Robert Clark and Christiane O’Hara stand next to a bicycle set up to a monitor

Cycling is a low impact activity used for fitness, commuting, competition or rehabilitation. A bicycle’s crank typically ranges in length between 170-175 mm. The length of the crank could impact several biomechanical and physiological measures which may affect cycling performance and potentially reduce injury.

Under the direction of kinesiology faculty Robert Clark and Christiane O’Hara, undergraduate Frost Research Fellows Cameron Swick, Natalie Grohmann, Austin Bohn and Ashley Shen conducted research with 18 elite level cyclists during summer 2018. The purpose of the study was to examine the effects of six different crank lengths on gross efficiency, heart rate, maximum power, optimal pedaling rate (cadence at maximum power) and joint kinematics of the hip and knee.

During steady-state cycling, shorter cranks had a higher gross efficiency (150 mm: 22.1%) compared to longer cranks (180 mm: 21.6%), (p < 0.001). There was an increase in optimal pedaling rate between 150 mm cranks (130 rpm) and all other lengths (180 mm: 120 rpm) (p < 0.001). 150 mm cranks have a significantly smaller hip (45 degrees) and knee (67 degrees) range of motion than all other cranks measured (180 mm: hip 51 degrees, knee 75 degrees) (p < 0.001). These results show that shorter cranks can be advantageous.
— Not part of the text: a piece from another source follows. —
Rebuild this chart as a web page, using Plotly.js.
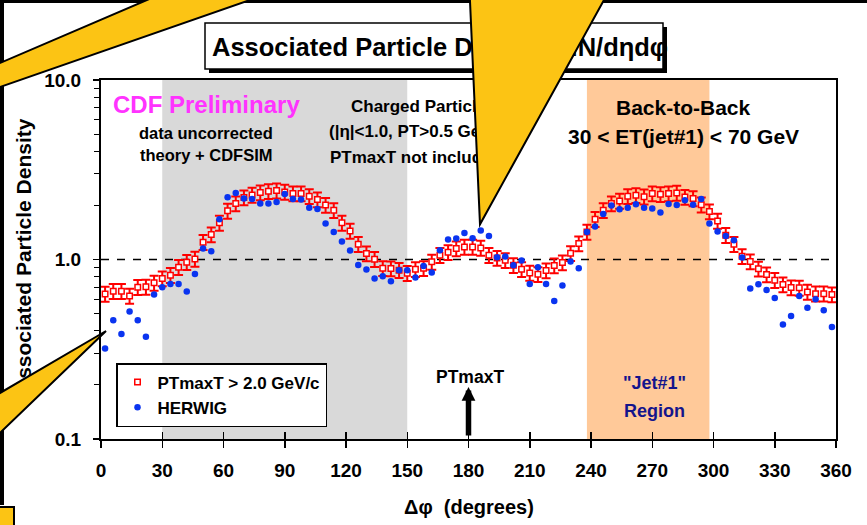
<!DOCTYPE html>
<html>
<head>
<meta charset="utf-8">
<script src="https://cdn.plot.ly/plotly-3.0.1.min.js"></script>
<style>html,body{margin:0;padding:0;background:#fff;}#chart{width:867px;height:525px;}</style>
</head>
<body>
<div id="chart"></div>
<script>
// ---- data ----
const phi = [2,6,10,14,18,22,26,30,34,38,42,46,50,54,58,62,66,70,74,78,82,86,90,94,98,102,106,110,114,118,122,126,130,134,138,142,146,150,154,158,162,166,170,174,178,182,186,190,194,198,202,206,210,214,218,222,226,230,234,238,242,246,250,254,258,262,266,270,274,278,282,286,290,294,298,302,306,310,314,318,322,326,330,334,338,342,346,350,354,358];
const ptmaxt = [0.643,0.666,0.666,0.627,0.701,0.704,0.741,0.784,0.818,0.906,0.966,1.008,1.249,1.378,1.60,1.866,2.05,2.215,2.29,2.36,2.40,2.42,2.38,2.33,2.33,2.25,2.16,2.01,1.88,1.60,1.443,1.217,1.080,1.004,0.894,0.89,0.872,0.839,0.883,0.894,0.97,1.057,1.098,1.152,1.175,1.175,1.16,1.057,1.02,0.99,0.929,0.883,0.842,0.828,0.868,0.926,0.962,1.084,1.228,1.425,1.677,1.88,2.05,2.12,2.25,2.28,2.24,2.33,2.31,2.33,2.35,2.23,2.19,2.02,1.85,1.64,1.366,1.217,1.043,0.975,0.888,0.825,0.767,0.726,0.698,0.695,0.66,0.645,0.645,0.638];
const herwig = [0.319,0.459,0.384,0.513,0.459,0.371,0.638,0.701,0.731,0.731,0.663,0.831,1.152,1.112,1.677,2.22,2.35,2.19,2.17,2.05,2.05,2.09,2.32,2.17,2.16,1.94,1.914,1.587,1.425,1.26,1.122,0.933,0.880,0.784,0.807,0.757,0.872,0.872,0.794,0.921,0.846,1.127,1.292,1.309,1.406,1.314,1.45,1.353,1.03,1.04,0.929,0.987,0.731,0.906,0.731,0.588,0.716,0.975,0.894,1.425,1.527,1.795,2.0,1.906,1.94,2.03,1.94,1.923,1.827,2.04,2.01,2.14,2.02,2.17,1.587,1.432,1.353,1.28,1.026,0.689,0.728,0.677,0.611,0.434,0.485,0.627,0.538,0.601,0.522,0.421];
const errPercent = 9.5;
const yTickVals = [0.1, 1, 10];
const yTickText = ['0.1', '1.0', '10.0'];
const yMinorVals = [0.2,0.3,0.4,0.5,0.6,0.7,0.8,0.9,2,3,4,5,6,7,8,9];
const grayRegion = [30, 150];
const jetRegion = [238, 298];
const refLine = 1;
const arrowAt = 180;

// ---- layout helpers (pixel -> paper) ----
const W = 867, H = 525, ML = 101, MR = 31, MT = 80, MB = 86;
const PW = W - ML - MR, PH = H - MT - MB;
const px = x => (x - ML) / PW;
const py = y => (H - MB - y) / PH;
const path = pts => 'M' + pts.map(p => px(p[0]).toFixed(5) + ',' + py(p[1]).toFixed(5)).join(' L') + ' Z';
const FONT = 'Arial, "Liberation Sans", sans-serif';
const YEL = '#fcc414';

function ann(text, x, y, size, color, xanchor) {
  return {text: text, xref: 'paper', yref: 'paper', x: px(x), y: py(y), showarrow: false,
    xanchor: xanchor || 'center', yanchor: 'middle',
    font: {family: FONT, size: size, weight: 'bold', color: color || '#000'}};
}

const traces = [
  {x: phi, y: ptmaxt, type: 'scatter', mode: 'markers', name: 'PTmaxT > 2.0 GeV/c',
   marker: {symbol: 'square', size: 5.5, color: '#ffffff', line: {color: '#ff0000', width: 1.5}},
   error_y: {type: 'percent', value: errPercent, color: '#ff0000', thickness: 2, width: 4.5}},
  {x: phi, y: herwig, type: 'scatter', mode: 'markers', name: 'HERWIG', xaxis: 'x2',
   marker: {symbol: 'circle', size: 6.5, color: '#0a34f0'}}
];

const tickFont = {family: FONT, size: 19, weight: 'bold', color: '#000'};

const layout = {
  width: W, height: H,
  margin: {l: ML, r: MR, t: MT, b: MB, pad: 0},
  paper_bgcolor: '#ffffff', plot_bgcolor: '#ffffff',
  showlegend: true,
  legend: {x: px(116), y: py(363), xanchor: 'left', yanchor: 'top',
    bgcolor: '#ffffff', bordercolor: '#000', borderwidth: 1.5,
    font: {family: FONT, size: 17, weight: 'bold', color: '#000'}},
  xaxis: {range: [0, 360], tickmode: 'linear', tick0: 0, dtick: 30,
    ticks: 'outside', ticklen: 7, tickwidth: 1.5, tickcolor: '#000',
    showline: true, linecolor: '#000', linewidth: 2, mirror: true,
    showgrid: false, zeroline: false, tickfont: tickFont, ticklabelstandoff: 6, fixedrange: true},
  xaxis2: {range: [0, 360], overlaying: 'x', anchor: 'y', side: 'bottom', tickmode: 'linear', tick0: 0, dtick: 30,
    ticks: 'inside', ticklen: 7, tickwidth: 1.5, tickcolor: '#000', showticklabels: false,
    showline: false, showgrid: false, zeroline: false, fixedrange: true},
  yaxis: {type: 'log', range: [-1, 1], tickmode: 'array', tickvals: yTickVals, ticktext: yTickText,
    ticks: 'outside', ticklen: 6, tickwidth: 1.5, tickcolor: '#000',
    minor: {tickmode: 'array', tickvals: yMinorVals, ticks: 'outside', ticklen: 5, tickwidth: 1, tickcolor: '#000', showgrid: false},
    showline: true, linecolor: '#000', linewidth: 2, mirror: true,
    showgrid: false, zeroline: false, tickfont: tickFont, ticklabelstandoff: 8, fixedrange: true},
  shapes: [
    {type: 'rect', xref: 'x', yref: 'paper', x0: grayRegion[0], x1: grayRegion[1], y0: 0, y1: 1,
     fillcolor: '#d9d9d9', line: {width: 0}, layer: 'below'},
    {type: 'rect', xref: 'x', yref: 'paper', x0: jetRegion[0], x1: jetRegion[1], y0: 0, y1: 1,
     fillcolor: '#ffc999', line: {width: 0}, layer: 'below'},
    {type: 'line', xref: 'paper', yref: 'y', x0: 0, x1: 1, y0: refLine, y1: refLine,
     line: {color: '#000', width: 1.5, dash: '8px,8px'}, layer: 'below'},
    // title box + shadow
    {type: 'rect', xref: 'paper', yref: 'paper', x0: px(209), x1: px(667), y0: py(73), y1: py(27),
     fillcolor: '#000', line: {width: 0}, layer: 'below'},
    {type: 'rect', xref: 'paper', yref: 'paper', x0: px(205), x1: px(663), y0: py(69), y1: py(23),
     fillcolor: '#fff', line: {color: '#000', width: 1.5}, layer: 'below'},
    // slide frame and callouts (moved above text after render)
    {type: 'rect', xref: 'paper', yref: 'paper', x0: px(-5), x1: px(4), y0: py(505), y1: py(-5),
     fillcolor: '#000', line: {width: 0}, layer: 'above'},
    {type: 'rect', xref: 'paper', yref: 'paper', x0: px(-5), x1: px(872), y0: py(3), y1: py(-5),
     fillcolor: '#000', line: {width: 0}, layer: 'above'},
    {type: 'path', xref: 'paper', yref: 'paper', path: path([[-20,71.6],[170.3,-10],[278.7,-10],[-20,94]]),
     fillcolor: YEL, line: {color: '#000', width: 2}, layer: 'above'},
    {type: 'path', xref: 'paper', yref: 'paper', path: path([[469.5,-10],[480,224.3],[609.5,-10]]),
     fillcolor: YEL, line: {color: '#000', width: 2}, layer: 'above'},
    {type: 'path', xref: 'paper', yref: 'paper', path: path([[106,331],[-20,404.7],[-20,452.2]]),
     fillcolor: YEL, line: {color: '#000', width: 2}, layer: 'above'},
    {type: 'rect', xref: 'paper', yref: 'paper', x0: px(-10), x1: px(14), y0: py(535), y1: py(507),
     fillcolor: YEL, line: {color: '#000', width: 2}, layer: 'above'}
  ],
  annotations: [
    ann('Associated Particle Density: dN/dηdφ', 210, 46.5, 25.5, '#000', 'left'),
    ann('CDF Preliminary', 206.5, 104, 24, '#ff33ff'),
    ann('data uncorrected', 205.7, 133, 16.5),
    ann('theory + CDFSIM', 205.5, 155, 16.5),
    ann('Charged Particles', 349.3, 107, 17, '#000', 'left'),
    ann('(|η|<1.0, PT>0.5 GeV/c)', 326.7, 131, 17, '#000', 'left'),
    ann('PTmaxT not included', 327.7, 157, 17, '#000', 'left'),
    ann('Back-to-Back', 683, 107.7, 21),
    ann('30 < ET(jet#1) < 70 GeV', 683.3, 136.7, 21),
    ann('PTmaxT', 470, 377.3, 17.5),
    ann('"Jet#1"', 654, 383.3, 18, '#14148c'),
    ann('Region', 654, 410.7, 18, '#14148c'),
    ann('Δφ\u00a0 (degrees)', 468.5, 507, 20),
    Object.assign(ann('Associated Particle Density', 23, 256, 21), {textangle: -90}),
    {text: '', xref: 'x', yref: 'paper', x: arrowAt, y: py(387), ax: 0, ay: 50,
     showarrow: true, arrowhead: 2, arrowsize: 0.5, arrowwidth: 5.5, arrowcolor: '#000'}
  ]
};

const gd = document.getElementById('chart');
Plotly.newPlot(gd, traces, layout, {displayModeBar: false, staticPlot: true}).then(() => {
  const svgs = gd.querySelectorAll('svg.main-svg');
  const above = gd.querySelector('.layer-above');
  if (above && svgs.length) svgs[svgs.length - 1].appendChild(above);
});
</script>
</body>
</html>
Preliminary results were presented at the Southwest American College of Sports Medicine (ACSM) Conference in fall 2018, and the students will present further findings at the National ACSM Conference in Orlando during spring 2019.

Students interested in similar biomechanics research can take a new, interdisciplinary class called Interdisciplinary Studies in Biomechanics. This activity-based class involves hypothesis-driven research in interdisciplinary teams, including written proposal development and written and oral communication of results to a scientific audience.